** START **
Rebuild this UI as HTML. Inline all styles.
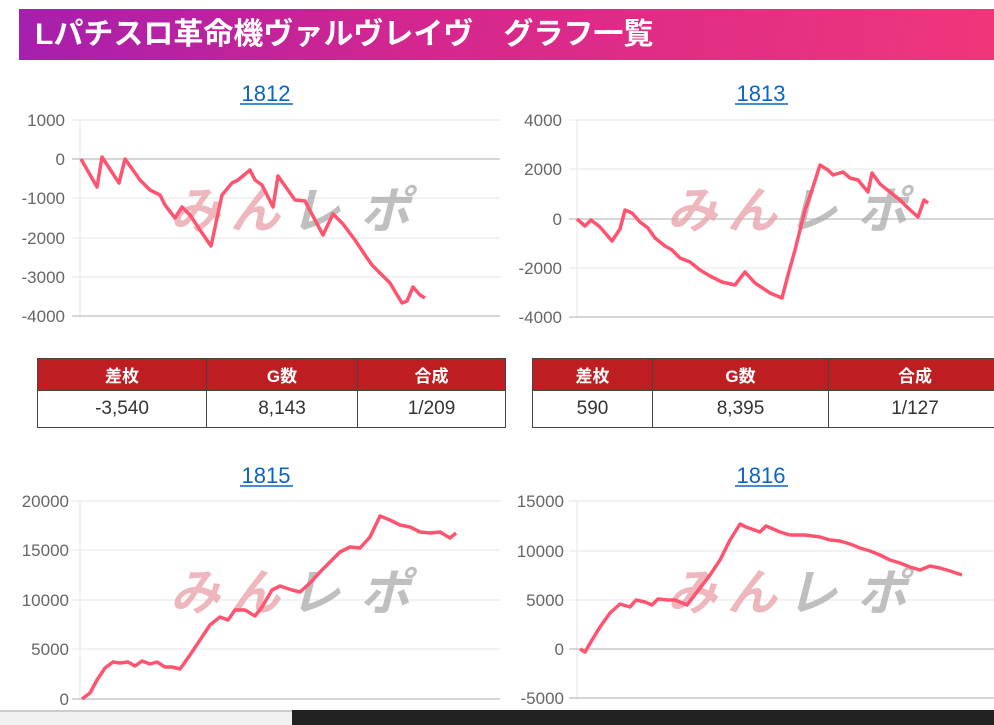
<!DOCTYPE html>
<html><head><meta charset="utf-8"><style>
html,body{margin:0;padding:0;width:994px;height:725px;overflow:hidden;background:#fff;font-family:"Liberation Sans","Noto Sans CJK JP",sans-serif}
.hdr{position:absolute;left:19px;top:9px;width:975px;height:51px;background:linear-gradient(100deg,#a51fae 0%,#d3268f 40%,#f0367a 100%);color:#fff;font-weight:bold;font-size:30px;line-height:51px;padding-left:16px;box-sizing:border-box;white-space:pre}
table{position:absolute;border-collapse:collapse;font-size:19px;color:#333}
td,th{border:1px solid #444;text-align:center;padding:0}
th{background:#be1e22;color:#fff;height:31px;font-size:17px}
td{height:36px}
.tb1{position:absolute;left:0;top:710px;width:292px;height:15px;background:#f0f0f0;border-top:2px solid #ccc;box-sizing:border-box}
.tb2{position:absolute;left:292px;top:710px;width:702px;height:15px;background:#222}
</style></head><body>
<div class="hdr">Lパチスロ革命機ヴァルヴレイヴ　グラフ一覧</div>
<svg width="994" height="725" style="position:absolute;left:0;top:0" font-family="Liberation Sans, sans-serif">
<g font-size="22" text-anchor="middle" fill="#0a64c8">
<text x="266" y="101">1812</text><line x1="240" y1="104" x2="293" y2="104" stroke="#0a64c8" stroke-width="1.5"/>
<text x="761" y="101">1813</text><line x1="735" y1="104" x2="788" y2="104" stroke="#0a64c8" stroke-width="1.5"/>
<text x="266" y="483">1815</text><line x1="240" y1="486" x2="293" y2="486" stroke="#0a64c8" stroke-width="1.5"/>
<text x="761" y="483">1816</text><line x1="735" y1="486" x2="788" y2="486" stroke="#0a64c8" stroke-width="1.5"/>
</g>
<g stroke="#e6e6e6" stroke-width="1">
<line x1="72" y1="120" x2="500" y2="120"/><line x1="72" y1="198" x2="500" y2="198"/><line x1="72" y1="238" x2="500" y2="238"/><line x1="72" y1="277" x2="500" y2="277"/>
<line x1="80" y1="120" x2="80" y2="318"/>
<line x1="569" y1="120" x2="994" y2="120"/><line x1="569" y1="169" x2="994" y2="169"/><line x1="569" y1="268" x2="994" y2="268"/>
<line x1="577" y1="120" x2="577" y2="318"/>
<line x1="72" y1="501" x2="500" y2="501"/><line x1="72" y1="550" x2="500" y2="550"/><line x1="72" y1="600" x2="500" y2="600"/><line x1="72" y1="649" x2="500" y2="649"/>
<line x1="80" y1="501" x2="80" y2="700"/>
<line x1="569" y1="501" x2="994" y2="501"/><line x1="569" y1="551" x2="994" y2="551"/><line x1="569" y1="600" x2="994" y2="600"/>
<line x1="577" y1="501" x2="577" y2="700"/>
</g>
<g stroke="#c8c8c8" stroke-width="1.5">
<line x1="72" y1="159" x2="500" y2="159"/><line x1="72" y1="316" x2="500" y2="316"/>
<line x1="569" y1="219" x2="994" y2="219"/><line x1="569" y1="317" x2="994" y2="317"/>
<line x1="72" y1="699" x2="500" y2="699"/>
<line x1="569" y1="649" x2="994" y2="649"/><line x1="569" y1="698" x2="994" y2="698"/>
</g>
<g font-size="17" fill="#666" text-anchor="end">
<text x="65" y="126">1000</text><text x="65" y="165">0</text><text x="65" y="204">-1000</text><text x="65" y="244">-2000</text><text x="65" y="283">-3000</text><text x="65" y="322">-4000</text>
<text x="562" y="126">4000</text><text x="562" y="175">2000</text><text x="562" y="225">0</text><text x="562" y="274">-2000</text><text x="562" y="323">-4000</text>
<text x="69" y="507">20000</text><text x="69" y="556">15000</text><text x="69" y="606">10000</text><text x="69" y="655">5000</text><text x="69" y="705">0</text>
<text x="564" y="507">15000</text><text x="564" y="557">10000</text><text x="564" y="606">5000</text><text x="564" y="655">0</text><text x="564" y="704">-5000</text>
</g>
<g font-size="50" font-weight="bold" font-style="italic" font-family="Noto Sans CJK JP, sans-serif">
<text x="170" y="228" fill="#e8a0a8" opacity="0.75" textLength="110">みん</text><text x="290" y="228" fill="#aaa" opacity="0.75" textLength="120">レポ</text>
<text x="667" y="228" fill="#e8a0a8" opacity="0.75" textLength="110">みん</text><text x="787" y="228" fill="#aaa" opacity="0.75" textLength="120">レポ</text>
<text x="170" y="610" fill="#e8a0a8" opacity="0.75" textLength="110">みん</text><text x="290" y="610" fill="#aaa" opacity="0.75" textLength="120">レポ</text>
<text x="667" y="610" fill="#e8a0a8" opacity="0.75" textLength="110">みん</text><text x="787" y="610" fill="#aaa" opacity="0.75" textLength="120">レポ</text>
</g>
<g fill="none" stroke="#ff5470" stroke-width="3.5" stroke-linejoin="round">
<polyline points="81,159 97,187 102,157 119,183 125,159 140,180 150,190 160,195 165,205 175,218 182,207 190,215 200,230 211,246 222,195 232,183 238,180 250,170 255,180 262,185 273,207 278,176 290,193 295,200 305,201 323,235 333,214 343,224 355,240 365,255 372,265 390,283 402,303 407,301 413,287 420,295 425,298"/>
<polyline points="577,219 585,226 591,220 600,227 612,241 620,229 625,210 632,213 640,222 648,228 655,238 665,246 672,250 680,258 690,262 700,270 710,276 722,282 735,285 745,272 755,283 770,293 782,298 788,275 795,250 805,210 812,190 820,165 828,170 833,175 843,172 850,178 858,180 868,192 872,173 880,184 890,192 900,200 908,208 918,217 924,200 928,203"/>
<polyline points="82,699 90,693 97,680 105,668 113,662 120,663 128,662 135,666 142,661 150,664 157,662 165,667 172,667 180,669 190,655 200,640 210,625 220,617 228,620 235,610 245,610 255,616 262,607 272,590 280,586 292,590 300,592 310,583 320,572 330,562 340,552 350,547 360,548 370,537 380,516 390,520 400,525 410,527 420,532 430,533 440,532 450,538 456,533"/>
<polyline points="580,649 585,652 592,640 600,627 610,613 620,604 630,607 636,600 645,602 652,605 658,599 668,600 675,600 687,605 700,588 710,575 720,560 730,540 740,524 746,527 760,532 766,526 780,532 790,535 805,535 820,537 830,540 840,541 850,544 860,548 870,551 880,555 890,560 900,563 910,567 920,570 930,566 940,568 950,571 962,575"/>
</g>
</svg>
<table style="left:37px;top:358px;width:469px"><tr><th style="width:168px">差枚</th><th style="width:150px">G数</th><th>合成</th></tr><tr><td>-3,540</td><td>8,143</td><td>1/209</td></tr></table>
<table style="left:532px;top:358px;width:470px"><tr><th style="width:119px">差枚</th><th style="width:175px">G数</th><th>合成</th></tr><tr><td>590</td><td>8,395</td><td>1/127</td></tr></table>
<div class="tb1"></div><div class="tb2"></div>
</body></html>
** END **
• WHAT THIS TASK INVOLVES: Leave every image out, and retype the material exactly.

• PROBLEM SOLUTION:
Rebuild this UI as HTML. Inline all styles.
<!DOCTYPE html>
<html><head><meta charset="utf-8"><style>
html,body{margin:0;padding:0;width:994px;height:725px;overflow:hidden;background:#fff;font-family:"Liberation Sans","Noto Sans CJK JP",sans-serif}
.hdr{position:absolute;left:19px;top:9px;width:975px;height:51px;background:linear-gradient(100deg,#a51fae 0%,#d3268f 40%,#f0367a 100%);color:#fff;font-weight:bold;font-size:30px;line-height:51px;padding-left:16px;box-sizing:border-box;white-space:pre}
table{position:absolute;border-collapse:collapse;font-size:19px;color:#333}
td,th{border:1px solid #444;text-align:center;padding:0}
th{background:#be1e22;color:#fff;height:31px;font-size:17px}
td{height:36px}
.tb1{position:absolute;left:0;top:710px;width:292px;height:15px;background:#f0f0f0;border-top:2px solid #ccc;box-sizing:border-box}
.tb2{position:absolute;left:292px;top:710px;width:702px;height:15px;background:#222}
</style></head><body>
<div class="hdr">Lパチスロ革命機ヴァルヴレイヴ　グラフ一覧</div>
<svg width="994" height="725" style="position:absolute;left:0;top:0" font-family="Liberation Sans, sans-serif">
<g font-size="22" text-anchor="middle" fill="#0a64c8">
<text x="266" y="101">1812</text><line x1="240" y1="104" x2="293" y2="104" stroke="#0a64c8" stroke-width="1.5"/>
<text x="761" y="101">1813</text><line x1="735" y1="104" x2="788" y2="104" stroke="#0a64c8" stroke-width="1.5"/>
<text x="266" y="483">1815</text><line x1="240" y1="486" x2="293" y2="486" stroke="#0a64c8" stroke-width="1.5"/>
<text x="761" y="483">1816</text><line x1="735" y1="486" x2="788" y2="486" stroke="#0a64c8" stroke-width="1.5"/>
</g>
<g stroke="#e6e6e6" stroke-width="1">
<line x1="72" y1="120" x2="500" y2="120"/><line x1="72" y1="198" x2="500" y2="198"/><line x1="72" y1="238" x2="500" y2="238"/><line x1="72" y1="277" x2="500" y2="277"/>
<line x1="80" y1="120" x2="80" y2="318"/>
<line x1="569" y1="120" x2="994" y2="120"/><line x1="569" y1="169" x2="994" y2="169"/><line x1="569" y1="268" x2="994" y2="268"/>
<line x1="577" y1="120" x2="577" y2="318"/>
<line x1="72" y1="501" x2="500" y2="501"/><line x1="72" y1="550" x2="500" y2="550"/><line x1="72" y1="600" x2="500" y2="600"/><line x1="72" y1="649" x2="500" y2="649"/>
<line x1="80" y1="501" x2="80" y2="700"/>
<line x1="569" y1="501" x2="994" y2="501"/><line x1="569" y1="551" x2="994" y2="551"/><line x1="569" y1="600" x2="994" y2="600"/>
<line x1="577" y1="501" x2="577" y2="700"/>
</g>
<g stroke="#c8c8c8" stroke-width="1.5">
<line x1="72" y1="159" x2="500" y2="159"/><line x1="72" y1="316" x2="500" y2="316"/>
<line x1="569" y1="219" x2="994" y2="219"/><line x1="569" y1="317" x2="994" y2="317"/>
<line x1="72" y1="699" x2="500" y2="699"/>
<line x1="569" y1="649" x2="994" y2="649"/><line x1="569" y1="698" x2="994" y2="698"/>
</g>
<g font-size="17" fill="#666" text-anchor="end">
<text x="65" y="126">1000</text><text x="65" y="165">0</text><text x="65" y="204">-1000</text><text x="65" y="244">-2000</text><text x="65" y="283">-3000</text><text x="65" y="322">-4000</text>
<text x="562" y="126">4000</text><text x="562" y="175">2000</text><text x="562" y="225">0</text><text x="562" y="274">-2000</text><text x="562" y="323">-4000</text>
<text x="69" y="507">20000</text><text x="69" y="556">15000</text><text x="69" y="606">10000</text><text x="69" y="655">5000</text><text x="69" y="705">0</text>
<text x="564" y="507">15000</text><text x="564" y="557">10000</text><text x="564" y="606">5000</text><text x="564" y="655">0</text><text x="564" y="704">-5000</text>
</g>
<g font-size="50" font-weight="bold" font-style="italic" font-family="Noto Sans CJK JP, sans-serif">
<text x="170" y="228" fill="#e8a0a8" opacity="0.75" textLength="110">みん</text><text x="290" y="228" fill="#aaa" opacity="0.75" textLength="120">レポ</text>
<text x="667" y="228" fill="#e8a0a8" opacity="0.75" textLength="110">みん</text><text x="787" y="228" fill="#aaa" opacity="0.75" textLength="120">レポ</text>
<text x="170" y="610" fill="#e8a0a8" opacity="0.75" textLength="110">みん</text><text x="290" y="610" fill="#aaa" opacity="0.75" textLength="120">レポ</text>
<text x="667" y="610" fill="#e8a0a8" opacity="0.75" textLength="110">みん</text><text x="787" y="610" fill="#aaa" opacity="0.75" textLength="120">レポ</text>
</g>
<g fill="none" stroke="#ff5470" stroke-width="3.5" stroke-linejoin="round">
<polyline points="81,159 97,187 102,157 119,183 125,159 140,180 150,190 160,195 165,205 175,218 182,207 190,215 200,230 211,246 222,195 232,183 238,180 250,170 255,180 262,185 273,207 278,176 290,193 295,200 305,201 323,235 333,214 343,224 355,240 365,255 372,265 390,283 402,303 407,301 413,287 420,295 425,298"/>
<polyline points="577,219 585,226 591,220 600,227 612,241 620,229 625,210 632,213 640,222 648,228 655,238 665,246 672,250 680,258 690,262 700,270 710,276 722,282 735,285 745,272 755,283 770,293 782,298 788,275 795,250 805,210 812,190 820,165 828,170 833,175 843,172 850,178 858,180 868,192 872,173 880,184 890,192 900,200 908,208 918,217 924,200 928,203"/>
<polyline points="82,699 90,693 97,680 105,668 113,662 120,663 128,662 135,666 142,661 150,664 157,662 165,667 172,667 180,669 190,655 200,640 210,625 220,617 228,620 235,610 245,610 255,616 262,607 272,590 280,586 292,590 300,592 310,583 320,572 330,562 340,552 350,547 360,548 370,537 380,516 390,520 400,525 410,527 420,532 430,533 440,532 450,538 456,533"/>
<polyline points="580,649 585,652 592,640 600,627 610,613 620,604 630,607 636,600 645,602 652,605 658,599 668,600 675,600 687,605 700,588 710,575 720,560 730,540 740,524 746,527 760,532 766,526 780,532 790,535 805,535 820,537 830,540 840,541 850,544 860,548 870,551 880,555 890,560 900,563 910,567 920,570 930,566 940,568 950,571 962,575"/>
</g>
</svg>
<table style="left:37px;top:358px;width:469px"><tr><th style="width:168px">差枚</th><th style="width:150px">G数</th><th>合成</th></tr><tr><td>-3,540</td><td>8,143</td><td>1/209</td></tr></table>
<table style="left:532px;top:358px;width:470px"><tr><th style="width:119px">差枚</th><th style="width:175px">G数</th><th>合成</th></tr><tr><td>590</td><td>8,395</td><td>1/127</td></tr></table>
<div class="tb1"></div><div class="tb2"></div>
</body></html>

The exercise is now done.